Fascinados y sin atreverse apenas a respirar, los Mayfield lo presenciaron.

«Como lo que nunca imaginarías; la manera de ser del mundo cuando ya no se está en él.»

«En la sala de interrogatorios, gracias a la cámara, lo veíamos todo.»

«Lo oíamos y lo veíamos.»

«Aunque Brett bajaba tanto la cabeza, la tenía tan inclinada, que lo único que podíamos ver era una parte de la gorra de béisbol, puesta de costado y que se había calado hasta los ojos, avergonzado.»

Tardarían cierto tiempo en darse cuenta de qué era lo que estaban viendo y oyendo y aún necesitarían más tiempo para comprender que durante aquellas largas semanas, durante los meses que habían dedicado a buscar a su hija con llamadas telefónicas, doce horas diarias en internet, envíos de octavillas con JOVEN DESAPARECIDA a miles de hogares, su hija no vivía ya.
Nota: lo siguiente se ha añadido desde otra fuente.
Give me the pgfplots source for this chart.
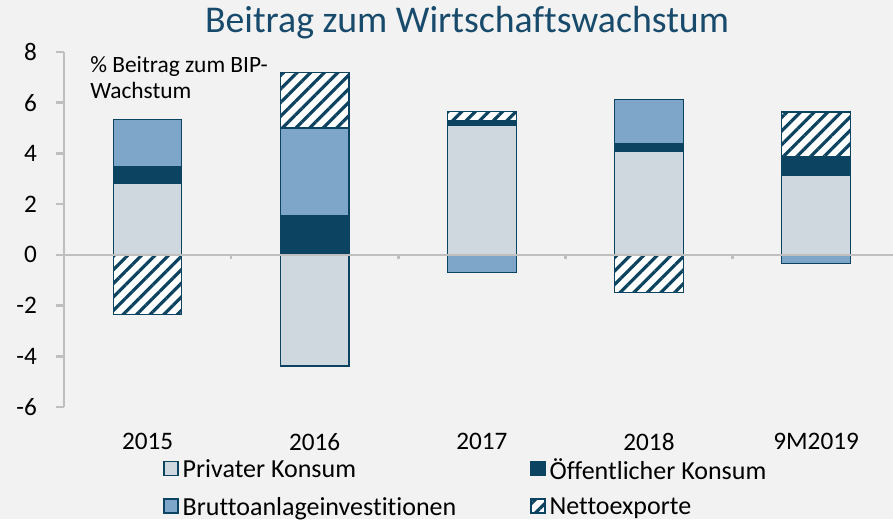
\documentclass[border=0pt]{standalone}
\usepackage{pgfplots}
\pgfplotsset{compat=1.18}
\usetikzlibrary{patterns.meta}
\usepackage{fontspec}
\setmainfont{Carlito}[Ligatures=NoCommon]
\definecolor{bg}{HTML}{F2F2F2}
\definecolor{privat}{HTML}{D0D8DF}
\definecolor{staat}{HTML}{0C4361}
\definecolor{invest}{HTML}{7EA6C9}
\definecolor{achse}{HTML}{BFBFBF}
\definecolor{titel}{HTML}{174A6B}

\pgfplotsset{
  common/.style={
    scale only axis,
    width=414.5pt, height=177.5pt,
    xmin=-0.5, xmax=4.46,
    ymin=-6, ymax=8,
    bar width=0.41,
    clip=false,
  },
  seg/.style={draw=staat, line width=0.6pt},
  hatch/.style={seg, fill=white,
    postaction={pattern={Lines[angle=45,distance=4.8pt,line width=1.6pt]}, pattern color=staat}},
}

\begin{document}
\begin{tikzpicture}
\fill[bg] (-32pt,-56pt) rectangle (414.5pt,203.5pt);
\useasboundingbox (-32pt,-56pt) rectangle (414.5pt,203.5pt);

% positive Beitraege
\begin{axis}[common,
  ybar stacked,
  axis y line=left,
  axis x line=bottom,
  x axis line style={draw=none},
  y axis line style={-, draw=achse, line width=1.3pt},
  ytick={-6,-4,...,8},
  xtick={0,1,2,3,4},
  xticklabels={2015,2016,2017,2018,9M2019},
  major x tick style={draw=none},
  major y tick style={draw=achse, line width=1.3pt},
  tick align=outside,
  major tick length=4pt,
  tick label style={font=\fontsize{12.6}{14}\selectfont},
  /pgf/number format/assume math mode=true,
  xticklabel style={yshift=-5.5pt},
  yticklabel style={xshift=-6pt},
  legend columns=2,
  legend cell align=left,
  legend style={at={(0.486,0)}, anchor=north, yshift=-21.5pt, draw=none, fill=none,
    font=\fontsize{13}{14}\selectfont,
    /tikz/every even column/.append style={column sep=35pt},
    row sep=3.5pt},
  legend image code/.code={\draw[#1, line width=0.6pt] (0pt,-2.6pt) rectangle (7pt,4.4pt);},
]
\addplot[seg, fill=privat] coordinates {(0,2.8) (1,0) (2,5.1) (3,4.08) (4,3.13)};
\addlegendentry{Privater Konsum}
\addplot[seg, fill=staat] coordinates {(0,0.67) (1,1.54) (2,0.2) (3,0.3) (4,0.75)};
\addlegendentry{Öffentlicher Konsum}
\addplot[seg, fill=invest] coordinates {(0,1.86) (1,3.46) (2,0) (3,1.74) (4,0)};
\addlegendentry{Bruttoanlageinvestitionen}
\addplot[hatch] coordinates {(0,0) (1,2.2) (2,0.36) (3,0) (4,1.75)};
\addlegendentry{Nettoexporte}
\node[anchor=north west, align=left, font=\fontsize{11.7}{13}\selectfont, inner sep=0pt]
  at (axis cs:-0.345,7.85) {\% Beitrag zum BIP-\\Wachstum};
\end{axis}

% negative Beitraege
\begin{axis}[common,
  ybar, bar shift=0pt,
  hide axis,
]
\addplot[seg, fill=privat] coordinates {(1,-4.38)};
\addplot[seg, fill=invest] coordinates {(2,-0.7) (4,-0.33)};
\addplot[hatch] coordinates {(0,-2.35) (3,-1.5)};
\draw[achse, line width=1.3pt] (axis cs:-0.5,0) -- (axis cs:4.46,0);
\draw[achse, line width=1.3pt] (axis cs:0.5,0) -- (axis cs:0.5,-0.16);
\draw[achse, line width=1.3pt] (axis cs:1.5,0) -- (axis cs:1.5,-0.16);
\draw[achse, line width=1.3pt] (axis cs:2.5,0) -- (axis cs:2.5,-0.16);
\draw[achse, line width=1.3pt] (axis cs:3.5,0) -- (axis cs:3.5,-0.16);
\end{axis}

\node[font=\fontsize{18.9}{20}\selectfont, text=titel] at (201.5pt,192pt) {Beitrag zum Wirtschaftswachstum};
\end{tikzpicture}
\end{document}
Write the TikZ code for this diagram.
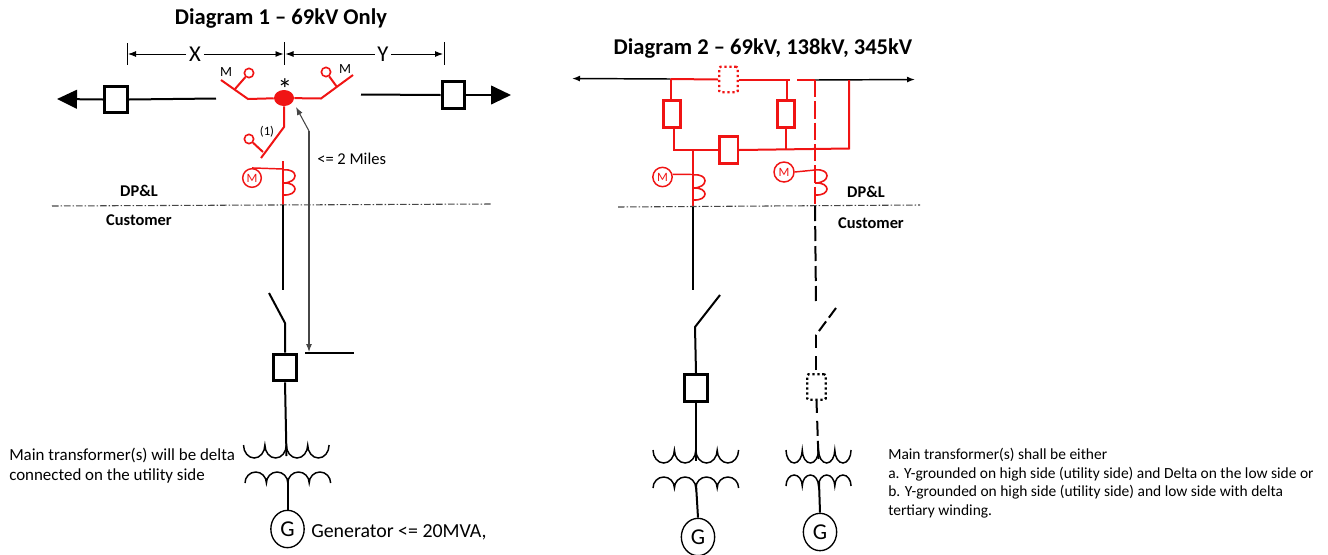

Si el testimonio de Brett Kincaid era verdad, su hija estaba ya muerta en el momento en que, para ellos, se había convertido en

desaparecida.

Todos los Mayfield habían sido engañados: se habían engañado ellos mismos.

Arlette había creído que estaba preparada para la terrible noticia. Cuantísimas veces se había dicho

Tienes que preparar a Zeno. No será capaz de prepararse solo.

Zeno había creído que, de los dos, obviamente él era el más fuerte, el más responsable. Tendría que proteger a Lettie, a Juliet.

No pueden solas. No son lo bastante fuertes. Tendré que ser yo.

Sin embargo, Zeno en realidad no había llegado a creer que Cressida pudiera estar muerta.

Arlette en realidad no había llegado a creer que Cressida pudiera estar muerta.

Una

persona desaparecida no puede ser una

persona muerta. Porque una

persona muerta no es en realidad una

persona desaparecida incluso aunque no se haya recuperado el cadáver.

Por fin se les permitió verlo.

Doce horas después de la confesión grabada se les permitió hablar con el joven totalmente destrozado que casi había llegado a convertirse en su yerno.

Zeno preguntó: «¿Por qué?».

Kincaid dijo: «No lo sé, señor. No lo sé».

¡Qué cansado estaba, de repente!

Reclinó la cabeza en los brazos que había cruzado sobre la mesa que tenía delante. En un instante, como cuando se apaga una cerilla encendida, se quedó dormido.